In Sherri L. Smith's thriller PASADENA, Jude is on summer vacation in New Jersey when she hears that her best friend, Maggie Kim, has been found floating face up in a swimming pool in Southern California. Jude flies back to Pasadena, a city east of Los Angeles, puts the pieces together, and suspects foul play. Her friend Joey provides cover, gives her rides, and helps her question possible suspects as Jude uncovers some larger life lessons and is forced to cope with her own dark past as she faces a a future without Maggie.

Is it any good?

An effective page-turner, this noir novel exposes the weaknesses of a community where teens are left to run wild. A teenage wasteland is a good setting for foul play in Pasadena, and the protagonist, Jude, is jaded enough to make a decent noir antihero. It's a seductive world of jaunts to Malibu in a camper van with pot-smoking teen lovebirds, or an alcohol-soaked party at someone's hippie dad's house. It's a place where an iced coffee and a cigarette makes for breakfast -- and where roofies and negligees are the stuff of nightmares.

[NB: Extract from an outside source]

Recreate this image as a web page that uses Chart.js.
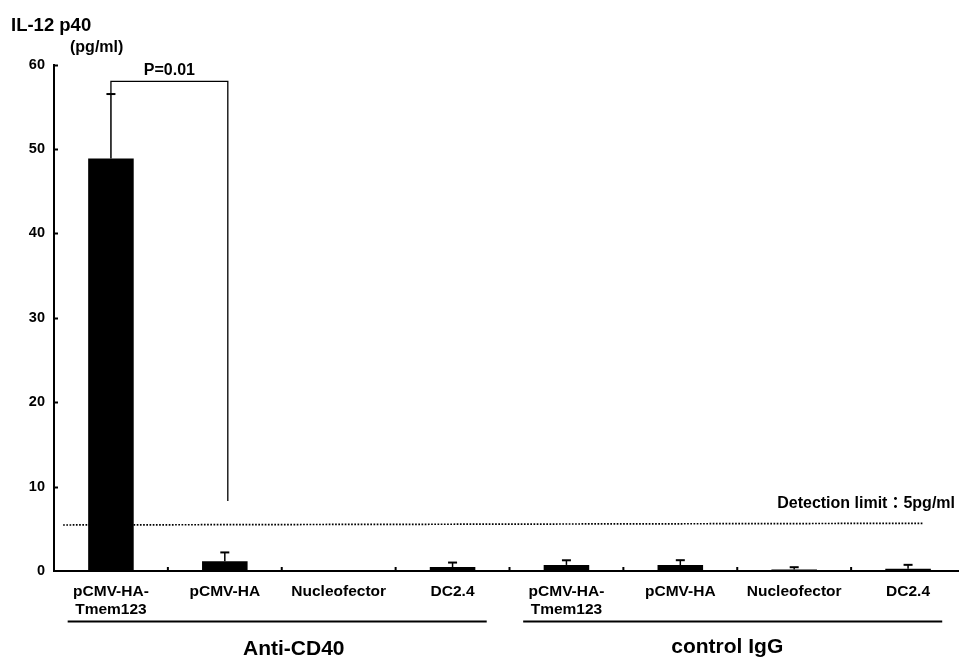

Though Sherri L. Smith's writing can be overly descriptive at times ("well-tended Victorian houses staunchly ignore the shower as tourists run by in flip-flops and canopied bicycle surreys"), she does nail the atmosphere and teen social scene of L.A.'s suburbs. An enjoyable read for fans of noir or for sophisticated urban teens who are not surprised by what their peers in big cities are getting up to.

Talk to your kids about ...

  • Families can talk about how suicide is depicted in Pasadena. Is it viewed as a normal part of life? How is suicide dealt with on the TV shows and in the movies you watch? 

  • Drug and alcohol use is normal for kids in this book. What's viewed as normal by your peers? What do you find extreme in Pasadena?

  • Jude's parents are divorced, as are Joey's and Eppie's. How do their lives differ from those of other kids in Pasadena? How does divorce affect the kids you know?